▶ _Aim_: Below are the records; give again exactly the lines from the one containing "Generate a web" through the one containing "const startDeg = 80.16;", leaving out pictures.

▶ _Supplied entries_:
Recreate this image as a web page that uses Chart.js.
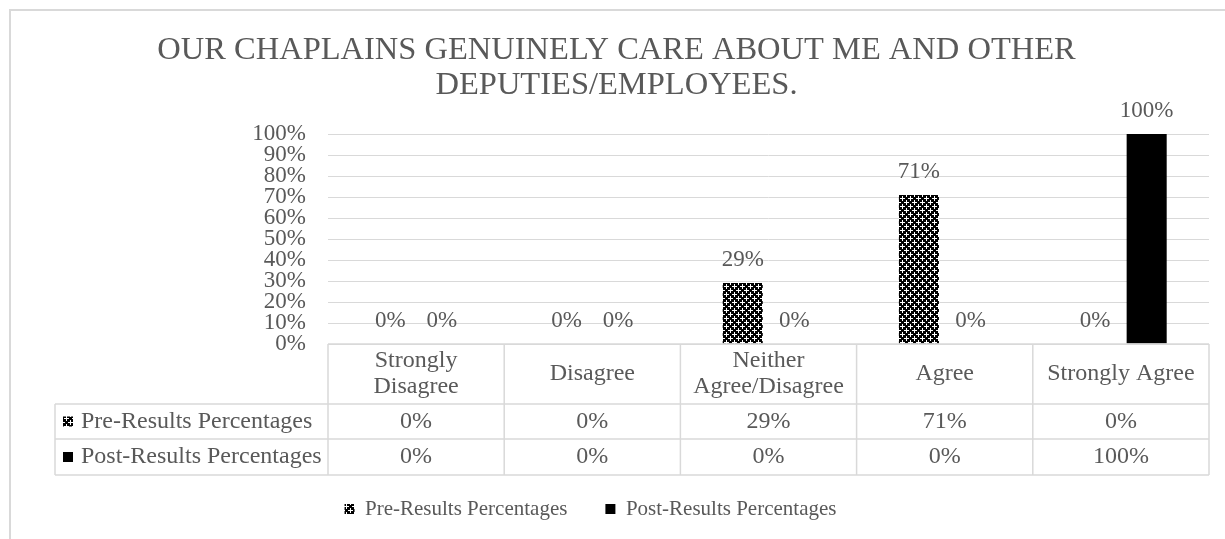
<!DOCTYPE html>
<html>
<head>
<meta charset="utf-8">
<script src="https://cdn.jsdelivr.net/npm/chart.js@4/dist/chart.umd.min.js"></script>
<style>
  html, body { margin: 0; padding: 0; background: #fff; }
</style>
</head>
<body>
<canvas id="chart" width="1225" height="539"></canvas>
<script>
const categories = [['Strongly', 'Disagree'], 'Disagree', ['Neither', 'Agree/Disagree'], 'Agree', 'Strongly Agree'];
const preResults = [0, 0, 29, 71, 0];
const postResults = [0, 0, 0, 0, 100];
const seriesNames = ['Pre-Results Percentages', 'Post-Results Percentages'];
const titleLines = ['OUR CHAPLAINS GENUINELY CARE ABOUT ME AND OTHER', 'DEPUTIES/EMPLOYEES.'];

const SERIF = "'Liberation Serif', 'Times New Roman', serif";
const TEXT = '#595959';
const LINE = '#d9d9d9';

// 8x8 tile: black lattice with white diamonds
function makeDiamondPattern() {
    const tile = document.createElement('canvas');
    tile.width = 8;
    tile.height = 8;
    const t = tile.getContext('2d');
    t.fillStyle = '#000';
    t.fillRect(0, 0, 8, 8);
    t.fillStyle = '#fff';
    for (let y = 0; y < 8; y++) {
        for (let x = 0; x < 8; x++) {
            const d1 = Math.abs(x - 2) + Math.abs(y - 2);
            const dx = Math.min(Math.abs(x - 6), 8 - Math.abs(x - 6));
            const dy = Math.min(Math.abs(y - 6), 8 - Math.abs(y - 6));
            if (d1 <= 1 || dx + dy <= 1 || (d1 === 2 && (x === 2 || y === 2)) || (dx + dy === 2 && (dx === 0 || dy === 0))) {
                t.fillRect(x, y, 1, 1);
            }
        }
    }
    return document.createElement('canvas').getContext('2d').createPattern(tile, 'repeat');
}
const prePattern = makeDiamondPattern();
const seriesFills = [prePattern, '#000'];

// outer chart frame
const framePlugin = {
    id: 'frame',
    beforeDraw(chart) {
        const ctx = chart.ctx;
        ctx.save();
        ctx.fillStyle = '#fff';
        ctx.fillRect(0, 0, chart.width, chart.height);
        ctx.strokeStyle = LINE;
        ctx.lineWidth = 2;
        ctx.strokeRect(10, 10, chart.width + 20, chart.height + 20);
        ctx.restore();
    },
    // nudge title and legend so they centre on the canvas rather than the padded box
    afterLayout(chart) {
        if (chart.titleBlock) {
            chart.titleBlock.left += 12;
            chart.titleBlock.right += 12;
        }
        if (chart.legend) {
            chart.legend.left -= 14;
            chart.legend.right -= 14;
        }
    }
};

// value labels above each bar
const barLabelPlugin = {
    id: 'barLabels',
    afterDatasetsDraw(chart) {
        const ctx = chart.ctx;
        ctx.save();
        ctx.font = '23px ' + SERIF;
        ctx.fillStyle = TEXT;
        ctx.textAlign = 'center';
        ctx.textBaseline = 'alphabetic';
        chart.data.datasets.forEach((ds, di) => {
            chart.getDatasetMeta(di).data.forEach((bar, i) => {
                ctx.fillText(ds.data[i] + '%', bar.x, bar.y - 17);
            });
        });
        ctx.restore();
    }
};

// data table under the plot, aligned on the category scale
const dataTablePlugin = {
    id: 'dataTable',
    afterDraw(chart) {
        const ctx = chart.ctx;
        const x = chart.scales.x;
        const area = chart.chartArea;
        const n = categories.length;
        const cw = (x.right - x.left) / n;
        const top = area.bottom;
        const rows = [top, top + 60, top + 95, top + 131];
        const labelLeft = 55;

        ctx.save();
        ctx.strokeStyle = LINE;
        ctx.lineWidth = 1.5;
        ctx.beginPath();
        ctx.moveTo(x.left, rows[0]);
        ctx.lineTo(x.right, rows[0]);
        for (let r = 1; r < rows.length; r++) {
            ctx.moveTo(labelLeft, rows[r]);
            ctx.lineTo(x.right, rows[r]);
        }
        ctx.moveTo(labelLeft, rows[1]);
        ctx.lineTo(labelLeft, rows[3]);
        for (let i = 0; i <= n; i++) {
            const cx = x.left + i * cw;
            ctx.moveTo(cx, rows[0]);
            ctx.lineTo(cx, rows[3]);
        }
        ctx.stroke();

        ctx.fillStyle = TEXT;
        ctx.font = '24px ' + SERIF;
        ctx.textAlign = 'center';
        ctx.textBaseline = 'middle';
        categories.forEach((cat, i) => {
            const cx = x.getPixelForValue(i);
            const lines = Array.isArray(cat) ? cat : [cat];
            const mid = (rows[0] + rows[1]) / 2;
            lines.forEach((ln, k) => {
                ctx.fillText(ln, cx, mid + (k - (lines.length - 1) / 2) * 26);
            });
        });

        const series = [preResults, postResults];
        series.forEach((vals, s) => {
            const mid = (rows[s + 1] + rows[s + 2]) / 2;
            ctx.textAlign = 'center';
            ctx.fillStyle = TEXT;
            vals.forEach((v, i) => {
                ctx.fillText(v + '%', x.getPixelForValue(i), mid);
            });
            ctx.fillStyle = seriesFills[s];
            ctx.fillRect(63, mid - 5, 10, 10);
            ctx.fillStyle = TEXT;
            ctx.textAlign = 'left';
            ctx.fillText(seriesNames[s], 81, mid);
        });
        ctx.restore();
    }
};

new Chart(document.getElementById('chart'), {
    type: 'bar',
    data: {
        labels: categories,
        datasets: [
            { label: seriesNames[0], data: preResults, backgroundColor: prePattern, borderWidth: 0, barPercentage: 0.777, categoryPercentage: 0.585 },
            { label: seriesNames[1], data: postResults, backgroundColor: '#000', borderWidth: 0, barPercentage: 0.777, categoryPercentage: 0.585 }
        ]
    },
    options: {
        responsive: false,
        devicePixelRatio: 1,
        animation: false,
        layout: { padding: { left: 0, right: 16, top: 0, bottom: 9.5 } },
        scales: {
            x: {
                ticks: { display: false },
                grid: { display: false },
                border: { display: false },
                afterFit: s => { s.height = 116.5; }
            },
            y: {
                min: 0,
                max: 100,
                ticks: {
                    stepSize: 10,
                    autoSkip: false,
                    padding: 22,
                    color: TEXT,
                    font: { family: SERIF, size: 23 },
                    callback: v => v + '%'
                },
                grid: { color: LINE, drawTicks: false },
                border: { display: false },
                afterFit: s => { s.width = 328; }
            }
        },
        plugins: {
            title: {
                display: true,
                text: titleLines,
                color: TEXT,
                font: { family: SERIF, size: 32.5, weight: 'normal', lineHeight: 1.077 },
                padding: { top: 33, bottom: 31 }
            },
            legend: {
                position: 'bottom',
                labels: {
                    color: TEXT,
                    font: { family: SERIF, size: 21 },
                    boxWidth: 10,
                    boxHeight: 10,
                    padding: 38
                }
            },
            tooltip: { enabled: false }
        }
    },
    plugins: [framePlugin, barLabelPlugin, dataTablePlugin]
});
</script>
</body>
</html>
* * *
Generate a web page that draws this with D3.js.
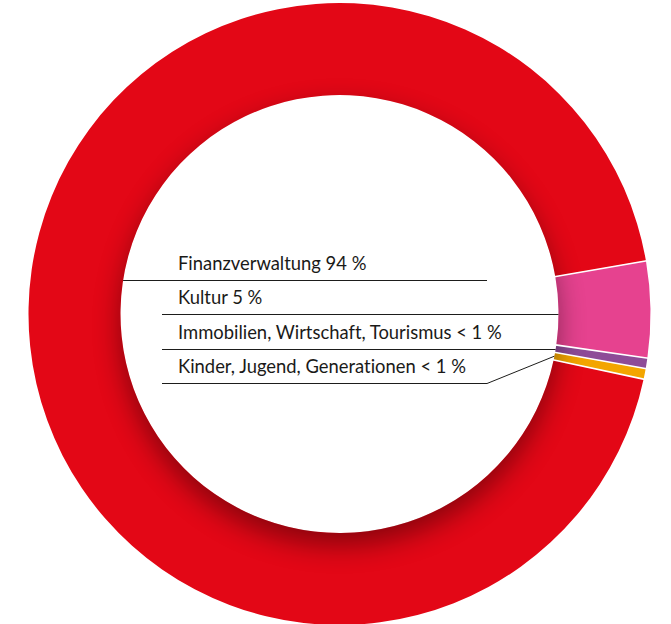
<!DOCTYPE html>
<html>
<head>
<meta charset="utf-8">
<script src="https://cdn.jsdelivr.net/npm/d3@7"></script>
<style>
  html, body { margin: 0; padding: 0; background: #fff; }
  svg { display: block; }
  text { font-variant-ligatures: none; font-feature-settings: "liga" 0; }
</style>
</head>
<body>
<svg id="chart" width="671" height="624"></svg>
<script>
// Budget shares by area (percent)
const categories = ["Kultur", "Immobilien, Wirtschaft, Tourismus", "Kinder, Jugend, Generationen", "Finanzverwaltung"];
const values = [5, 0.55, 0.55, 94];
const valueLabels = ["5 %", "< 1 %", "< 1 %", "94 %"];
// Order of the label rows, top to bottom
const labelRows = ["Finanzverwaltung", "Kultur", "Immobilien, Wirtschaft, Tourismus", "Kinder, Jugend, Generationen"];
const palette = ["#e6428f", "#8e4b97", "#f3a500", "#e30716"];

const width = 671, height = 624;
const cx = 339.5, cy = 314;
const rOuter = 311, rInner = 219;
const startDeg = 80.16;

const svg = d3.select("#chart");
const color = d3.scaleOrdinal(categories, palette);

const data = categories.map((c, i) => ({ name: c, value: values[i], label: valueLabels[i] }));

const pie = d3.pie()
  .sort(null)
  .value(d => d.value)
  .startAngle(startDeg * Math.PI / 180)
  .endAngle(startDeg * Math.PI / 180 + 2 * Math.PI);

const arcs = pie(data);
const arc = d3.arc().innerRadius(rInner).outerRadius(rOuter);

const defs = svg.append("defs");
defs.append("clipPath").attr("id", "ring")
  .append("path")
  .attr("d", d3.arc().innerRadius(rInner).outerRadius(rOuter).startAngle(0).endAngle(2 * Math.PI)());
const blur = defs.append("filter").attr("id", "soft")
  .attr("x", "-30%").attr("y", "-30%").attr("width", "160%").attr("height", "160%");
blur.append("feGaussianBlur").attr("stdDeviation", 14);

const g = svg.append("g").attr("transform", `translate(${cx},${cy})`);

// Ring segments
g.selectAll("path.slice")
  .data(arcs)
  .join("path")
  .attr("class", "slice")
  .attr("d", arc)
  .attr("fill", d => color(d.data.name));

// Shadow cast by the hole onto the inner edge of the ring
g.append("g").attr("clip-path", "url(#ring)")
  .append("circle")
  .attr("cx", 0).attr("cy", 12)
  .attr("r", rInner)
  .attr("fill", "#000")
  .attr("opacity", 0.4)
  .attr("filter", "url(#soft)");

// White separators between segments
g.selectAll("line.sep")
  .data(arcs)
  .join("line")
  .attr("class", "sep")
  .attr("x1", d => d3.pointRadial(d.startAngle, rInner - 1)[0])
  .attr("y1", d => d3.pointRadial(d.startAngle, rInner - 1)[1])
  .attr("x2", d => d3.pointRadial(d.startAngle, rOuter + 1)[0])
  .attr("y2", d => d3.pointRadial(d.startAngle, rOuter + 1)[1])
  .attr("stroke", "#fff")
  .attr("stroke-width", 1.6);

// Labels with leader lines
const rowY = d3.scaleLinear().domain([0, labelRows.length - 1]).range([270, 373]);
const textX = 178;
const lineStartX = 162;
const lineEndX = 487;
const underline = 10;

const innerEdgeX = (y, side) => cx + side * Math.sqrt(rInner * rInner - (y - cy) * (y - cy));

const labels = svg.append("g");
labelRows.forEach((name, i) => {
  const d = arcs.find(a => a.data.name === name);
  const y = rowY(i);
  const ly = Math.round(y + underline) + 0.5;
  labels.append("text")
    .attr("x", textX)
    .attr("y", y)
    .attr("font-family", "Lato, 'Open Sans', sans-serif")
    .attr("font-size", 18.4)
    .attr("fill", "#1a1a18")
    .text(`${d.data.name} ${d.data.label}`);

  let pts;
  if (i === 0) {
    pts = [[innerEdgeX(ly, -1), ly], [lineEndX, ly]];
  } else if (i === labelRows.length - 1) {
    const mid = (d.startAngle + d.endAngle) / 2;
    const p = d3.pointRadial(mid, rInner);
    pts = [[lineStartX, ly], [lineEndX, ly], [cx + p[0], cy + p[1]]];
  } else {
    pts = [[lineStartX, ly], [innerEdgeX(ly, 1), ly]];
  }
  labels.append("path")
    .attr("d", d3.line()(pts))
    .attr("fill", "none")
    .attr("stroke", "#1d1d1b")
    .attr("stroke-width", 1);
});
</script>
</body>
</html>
--
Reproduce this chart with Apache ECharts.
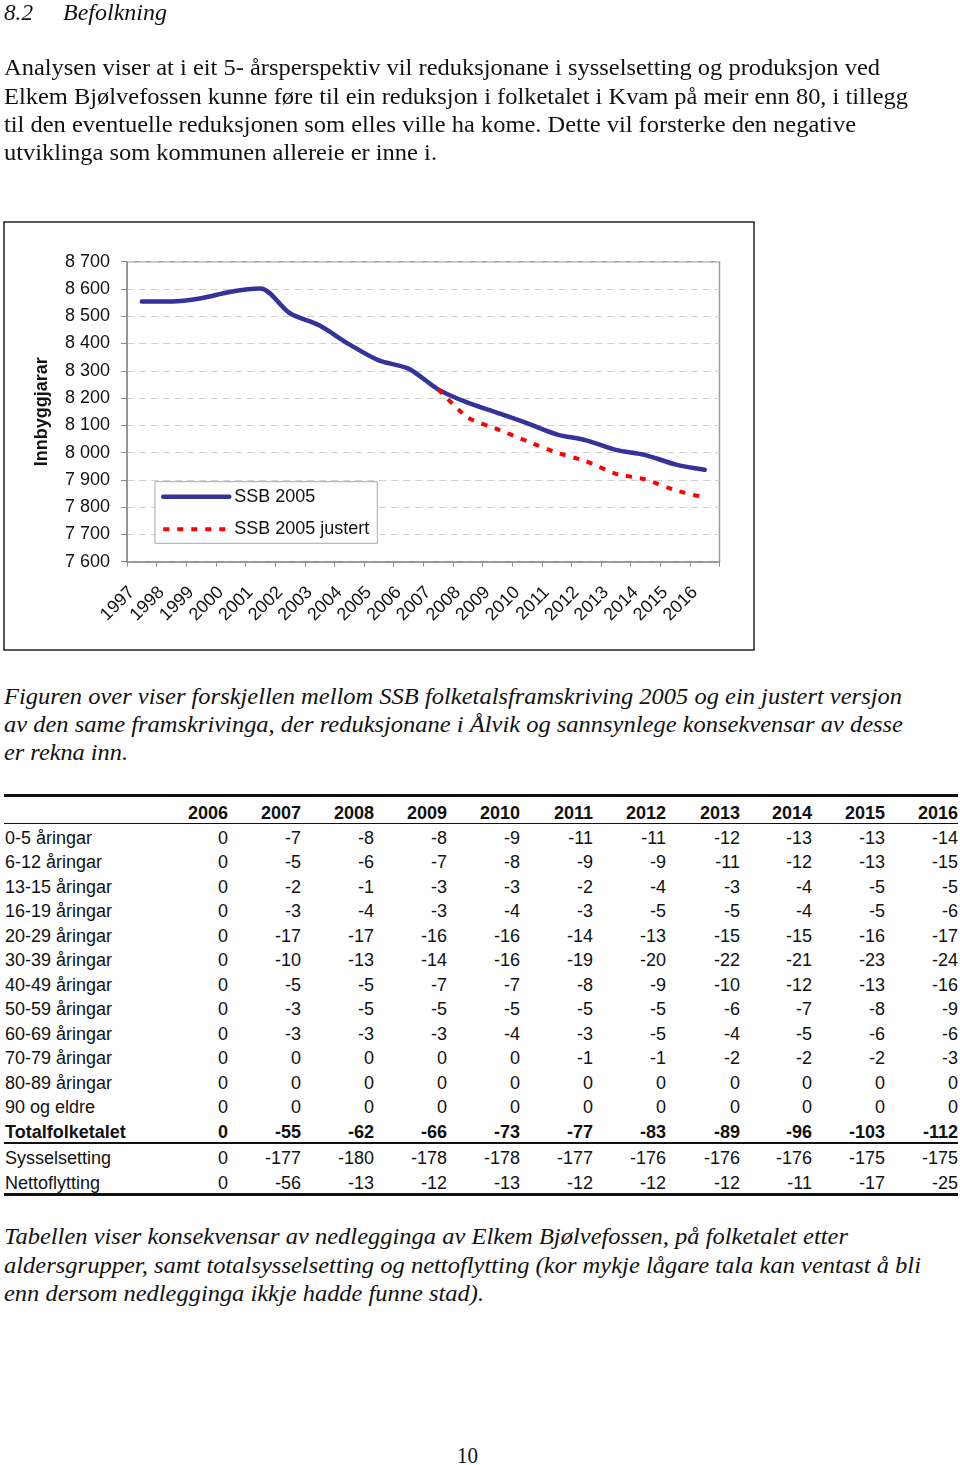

▶ _Reply to the task_:
Generate a web page that draws this with D3.js.
<!DOCTYPE html>
<html>
<head>
<meta charset="utf-8">
<script src="https://cdn.jsdelivr.net/npm/d3@7"></script>
<style>
  html, body { margin: 0; padding: 0; background: #fff; }
  svg { display: block; }
  text { font-variant-ligatures: none; font-feature-settings: "liga" 0; }
</style>
</head>
<body>
<svg id="chart" width="671" height="624"></svg>
<script>
// Budget shares by area (percent)
const categories = ["Kultur", "Immobilien, Wirtschaft, Tourismus", "Kinder, Jugend, Generationen", "Finanzverwaltung"];
const values = [5, 0.55, 0.55, 94];
const valueLabels = ["5 %", "< 1 %", "< 1 %", "94 %"];
// Order of the label rows, top to bottom
const labelRows = ["Finanzverwaltung", "Kultur", "Immobilien, Wirtschaft, Tourismus", "Kinder, Jugend, Generationen"];
const palette = ["#e6428f", "#8e4b97", "#f3a500", "#e30716"];

const width = 671, height = 624;
const cx = 339.5, cy = 314;
const rOuter = 311, rInner = 219;
const startDeg = 80.16;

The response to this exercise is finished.